The Ag Economy Barometer rebounded in June to a reading of 126, 25 points higher than a month earlier. The barometer is based upon a nationwide monthly survey of 400 U.S. agricultural producers. Both of the barometer’s sub-indices, the Index of Current Conditions and the Index of Future Expectations, improved compared to a month earlier. The largest increase was in the Future Expectations Index, which rose 33 points compared to a 13-point improvement in the Current Conditions Index. The rise in the Index of Future Expectations effectively wiped out the two-month decline in future expectations that took place during April and May, pushing the index back up to the level observed in March. This was in contrast to agricultural producers’ sentiment regarding current economic conditions which, although improved from a month earlier, remained well below that of earlier this spring. The June reading of the Index of Current Conditions stood at 97, which was still 23 points lower than in March.

The improvement in farmers’ sentiment occurred in the midst of this spring’s corn and soybean planting delays in the nation’s mid-section, which is expected to lead to unprecedented levels of prevented planting claims for both corn and soybeans. The prospect of large prevented plantings, combined with expectations for yield reductions attributable to delayed planting, pushed both corn and soybean prices up sharply since the May survey was completed, which contributed to the sentiment improvement. From mid-May to mid-June nearby CBOT corn futures prices increased by about $1 per bushel (+28%) and nearby CBOT soybean futures prices also increased by nearly $1 per bushel (+12%).
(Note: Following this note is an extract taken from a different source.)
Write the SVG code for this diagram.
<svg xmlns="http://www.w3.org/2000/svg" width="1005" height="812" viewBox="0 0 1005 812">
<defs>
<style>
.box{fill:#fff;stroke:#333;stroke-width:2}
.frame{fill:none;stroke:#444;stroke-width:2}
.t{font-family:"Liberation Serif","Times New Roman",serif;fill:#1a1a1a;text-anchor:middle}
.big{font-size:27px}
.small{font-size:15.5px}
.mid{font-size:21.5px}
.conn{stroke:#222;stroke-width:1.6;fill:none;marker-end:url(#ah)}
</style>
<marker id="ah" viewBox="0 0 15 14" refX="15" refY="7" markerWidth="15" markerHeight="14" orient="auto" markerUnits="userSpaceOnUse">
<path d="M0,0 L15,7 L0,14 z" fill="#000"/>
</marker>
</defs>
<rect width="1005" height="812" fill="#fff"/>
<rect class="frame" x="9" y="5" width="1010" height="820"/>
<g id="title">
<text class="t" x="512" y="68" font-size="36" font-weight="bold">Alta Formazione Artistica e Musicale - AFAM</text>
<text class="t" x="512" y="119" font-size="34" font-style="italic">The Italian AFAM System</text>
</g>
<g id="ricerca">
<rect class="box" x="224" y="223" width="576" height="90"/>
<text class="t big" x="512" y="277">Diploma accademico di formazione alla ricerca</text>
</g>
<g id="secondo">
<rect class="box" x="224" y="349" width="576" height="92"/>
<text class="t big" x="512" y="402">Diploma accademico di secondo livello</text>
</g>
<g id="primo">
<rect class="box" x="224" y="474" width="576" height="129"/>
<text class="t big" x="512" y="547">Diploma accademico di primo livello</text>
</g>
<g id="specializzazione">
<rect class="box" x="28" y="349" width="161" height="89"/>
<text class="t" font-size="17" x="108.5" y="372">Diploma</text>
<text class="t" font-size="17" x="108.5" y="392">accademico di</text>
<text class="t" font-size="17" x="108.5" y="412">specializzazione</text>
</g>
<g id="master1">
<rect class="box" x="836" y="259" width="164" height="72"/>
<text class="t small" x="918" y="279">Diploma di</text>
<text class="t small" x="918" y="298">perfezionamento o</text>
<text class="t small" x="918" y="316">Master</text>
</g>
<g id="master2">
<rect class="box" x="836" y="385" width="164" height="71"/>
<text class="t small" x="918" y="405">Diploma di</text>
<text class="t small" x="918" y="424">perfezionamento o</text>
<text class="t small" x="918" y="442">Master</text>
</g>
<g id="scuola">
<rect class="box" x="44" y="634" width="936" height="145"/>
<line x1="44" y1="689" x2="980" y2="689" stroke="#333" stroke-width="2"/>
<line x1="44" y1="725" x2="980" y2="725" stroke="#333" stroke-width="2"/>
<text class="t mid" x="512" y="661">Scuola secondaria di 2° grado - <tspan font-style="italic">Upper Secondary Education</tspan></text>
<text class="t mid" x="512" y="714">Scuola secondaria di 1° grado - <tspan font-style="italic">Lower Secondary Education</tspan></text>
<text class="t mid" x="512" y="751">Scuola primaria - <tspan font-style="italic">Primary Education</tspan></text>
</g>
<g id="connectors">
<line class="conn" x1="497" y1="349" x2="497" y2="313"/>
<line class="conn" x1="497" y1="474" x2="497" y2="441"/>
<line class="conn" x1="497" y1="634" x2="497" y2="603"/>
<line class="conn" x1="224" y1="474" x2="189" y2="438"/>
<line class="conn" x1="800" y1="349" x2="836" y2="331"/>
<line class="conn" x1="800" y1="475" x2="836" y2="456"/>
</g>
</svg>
This month’s Ag Economy Barometersurvey was also conducted after USDA announced on May 23 that a new round of Market Facilitation Payments (MFP) would take place in 2019 and after President Trump signed the Disaster Aid Bill in early June.
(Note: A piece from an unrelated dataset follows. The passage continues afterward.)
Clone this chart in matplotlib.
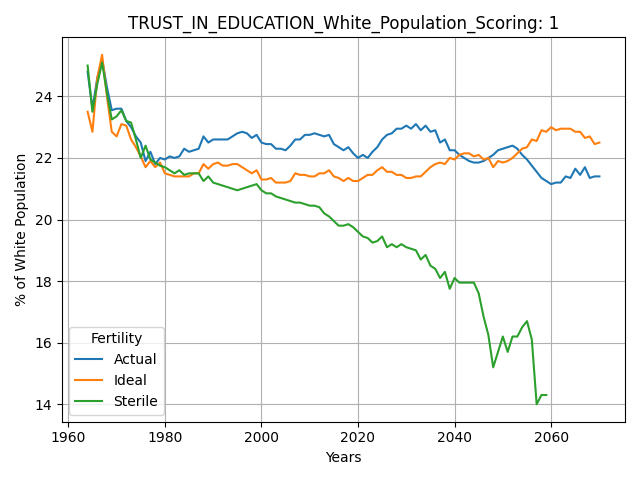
import matplotlib
matplotlib.use("Agg")
import matplotlib.pyplot as plt

years = list(range(1964, 2071))
years_sterile = list(range(1964, 2060))

actual = [24.8, 23.6, 24.6, 25.2, 24.3, 23.55, 23.6, 23.6, 23.2, 23.0,
          22.7, 22.5, 21.9, 22.2, 21.8, 22.0, 21.95, 22.05, 22.0, 22.05,
          22.3, 22.2, 22.25, 22.3, 22.7, 22.5, 22.6, 22.6, 22.6, 22.6,
          22.7, 22.8, 22.85, 22.8, 22.65, 22.75, 22.5, 22.45, 22.45, 22.3,
          22.3, 22.25, 22.4, 22.6, 22.6, 22.75, 22.75, 22.8, 22.75, 22.7,
          22.75, 22.45, 22.35, 22.25, 22.35, 22.15, 22.0, 22.1, 22.0, 22.2,
          22.35, 22.6, 22.75, 22.8, 22.95, 22.95, 23.05, 22.95, 23.1, 22.9,
          23.05, 22.85, 22.9, 22.5, 22.6, 22.25, 22.25, 22.1, 22.0, 21.9,
          21.85, 21.85, 21.9, 22.0, 22.1, 22.25, 22.3, 22.35, 22.4, 22.3,
          22.1, 21.95, 21.75, 21.55, 21.35, 21.25, 21.15, 21.2, 21.2, 21.4,
          21.35, 21.65, 21.45, 21.7, 21.35, 21.4, 21.4]
ideal = [23.5, 22.85, 24.6, 25.35, 24.0, 22.85, 22.7, 23.1, 23.05, 22.6,
         22.35, 22.05, 21.7, 21.9, 21.7, 21.85, 21.5, 21.45, 21.4, 21.4,
         21.4, 21.4, 21.5, 21.5, 21.8, 21.65, 21.8, 21.85, 21.75, 21.75,
         21.8, 21.8, 21.7, 21.6, 21.5, 21.6, 21.3, 21.3, 21.35, 21.2,
         21.2, 21.2, 21.25, 21.5, 21.45, 21.45, 21.4, 21.4, 21.5, 21.5,
         21.6, 21.4, 21.35, 21.25, 21.35, 21.25, 21.25, 21.35, 21.45, 21.45,
         21.6, 21.7, 21.55, 21.55, 21.45, 21.45, 21.35, 21.35, 21.4, 21.4,
         21.55, 21.7, 21.8, 21.85, 21.8, 22.0, 21.95, 22.1, 22.15, 22.15,
         22.05, 22.1, 21.95, 22.0, 21.7, 21.9, 21.85, 21.9, 22.0, 22.15,
         22.3, 22.35, 22.6, 22.55, 22.9, 22.85, 23.0, 22.9, 22.95, 22.95,
         22.95, 22.85, 22.85, 22.65, 22.7, 22.45, 22.5]
sterile = [25.0, 23.5, 24.4, 25.1, 24.1, 23.25, 23.35, 23.55, 23.2, 23.15,
           22.6, 22.0, 22.4, 21.95, 21.85, 21.75, 21.7, 21.6, 21.5, 21.6,
           21.45, 21.5, 21.5, 21.5, 21.25, 21.4, 21.2, 21.15, 21.1, 21.05,
           21.0, 20.95, 21.0, 21.05, 21.1, 21.15, 20.95, 20.85, 20.85, 20.75,
           20.7, 20.65, 20.6, 20.55, 20.55, 20.5, 20.45, 20.45, 20.4, 20.2,
           20.1, 19.95, 19.8, 19.8, 19.85, 19.75, 19.6, 19.45, 19.4, 19.25,
           19.3, 19.45, 19.1, 19.2, 19.1, 19.2, 19.1, 19.05, 19.0, 18.7,
           18.85, 18.5, 18.4, 18.1, 18.3, 17.75, 18.1, 17.95, 17.95, 17.95,
           17.95, 17.6, 16.85, 16.25, 15.2, 15.7, 16.2, 15.7, 16.2, 16.2,
           16.5, 16.7, 16.1, 14.0, 14.3, 14.3]

fig, ax = plt.subplots(figsize=(6.4, 4.8), dpi=100)
ax.plot(years, actual, label="Actual")
ax.plot(years, ideal, label="Ideal")
ax.plot(years_sterile, sterile, label="Sterile")
ax.set_title("TRUST_IN_EDUCATION_White_Population_Scoring: 1")
ax.set_xlabel("Years")
ax.set_ylabel("% of White Population")
ax.grid(True, color="#b0b0b0")
ax.legend(title="Fertility", loc="lower left")
fig.tight_layout()
fig.savefig("out.png")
USDA’s announcement of a 2019 MFP program indicated that payments would be based on planted acres of a large number of covered crops, including corn and soybeans. In particular, USDA indicated that prevented planting acres would not qualify for MFP payments. In light of that announcement and the historic corn and soybean planting delays this spring, we asked producers who planted corn or soybeans in 2018 whether or not the MFP announcement affected their decision on whether or not to take a prevented planting payment this year. Ten percent of corn and soybean producers said it did impact their prevented planting decision making and one out of five farmers within that group said they intended to plant more corn, while one out of ten farmers within that group said they intended to plant more soybeans, because of the MFP program announcement.
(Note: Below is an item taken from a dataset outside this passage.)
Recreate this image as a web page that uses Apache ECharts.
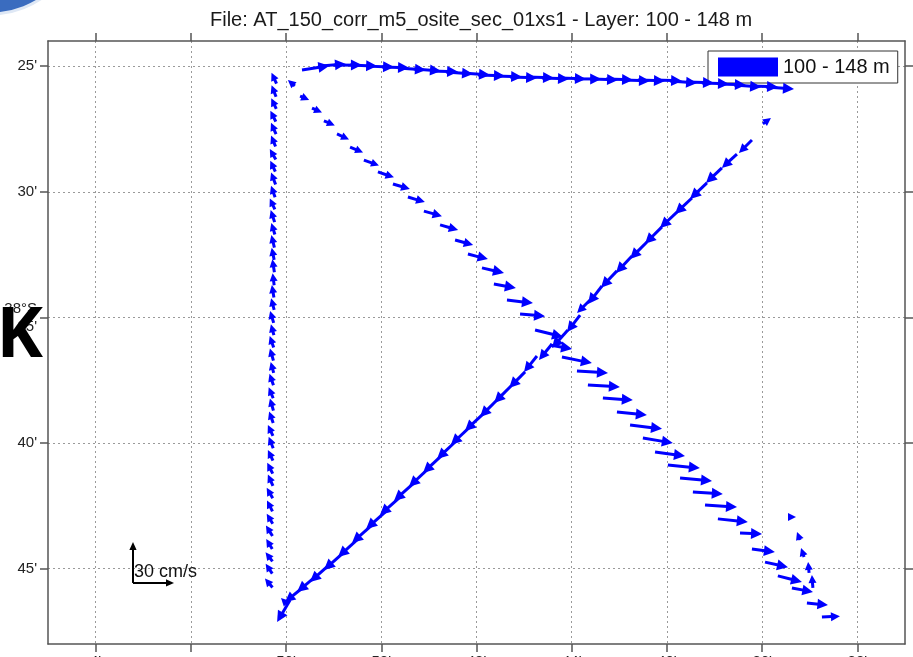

The June barometer survey was conducted after USDA-RMA’s final planting dates for corn throughout the Corn Belt. Corn planted after RMA’s final planting date is still eligible for insurance coverage, but at a reduced coverage level. Alternatively, after the final planting date producers who purchased Federal Crop Insurance can choose to certify their unplanted corn acres for prevented planting payments, the size of which is based on their insurance coverage. As a result, one of the big question marks in the 2019 outlook is how many acres will be enrolled in Federal Crop Insurance’s prevented planting program. On the June survey we asked growers who planted corn or soybeans in 2018 if they intended to take a Federal Crop Insurance prevented planting payment on any of their 2019 intended corn acres. Nearly one-third (32%) of farmers in our survey said they intended to take prevented planting payments on some of their corn acres. Following up with those producers who intend to take a prevented planting payment, just over half (51%) of the farmers in our survey said they intend to take prevented planting on more than 15 percent of their intended corn acreage.

Wrapping Up

Farmer sentiment improved in June compared to a month earlier on the strength of a rise in crop prices coupled with USDA’s announcement of a 2019 MFP program and Congress’ passage of a Disaster Aid Bill. The sentiment improvement was motivated in large part by better expectations for future conditions in agriculture. Qualifying for MFP payments in 2019 requires that producers plant a crop, farmland enrolled in Federal Crop Insurance’s prevented planting program will not qualify. Approximately 10 percent of corn and soybean producers in our survey said the MFP program influenced their planting intentions by encouraging them to continue planting to qualify for MFP payments. Nearly one-third of corn and soybean producers said they intend to enroll some of their intended corn acreage in Federal Crop Insurance’s prevented planting program with just over half of them planning to take prevented planting on more than 15 percent of their intended corn acreage. Farmers indicated they are still very cautious about making large investments in their farming operation as the Large Farm Investment Index remains mired at its second lowest level since data collection began in 2015. Finally, compared to a month earlier, farmers were somewhat more optimistic that the soybean trade dispute with China would be settled soon.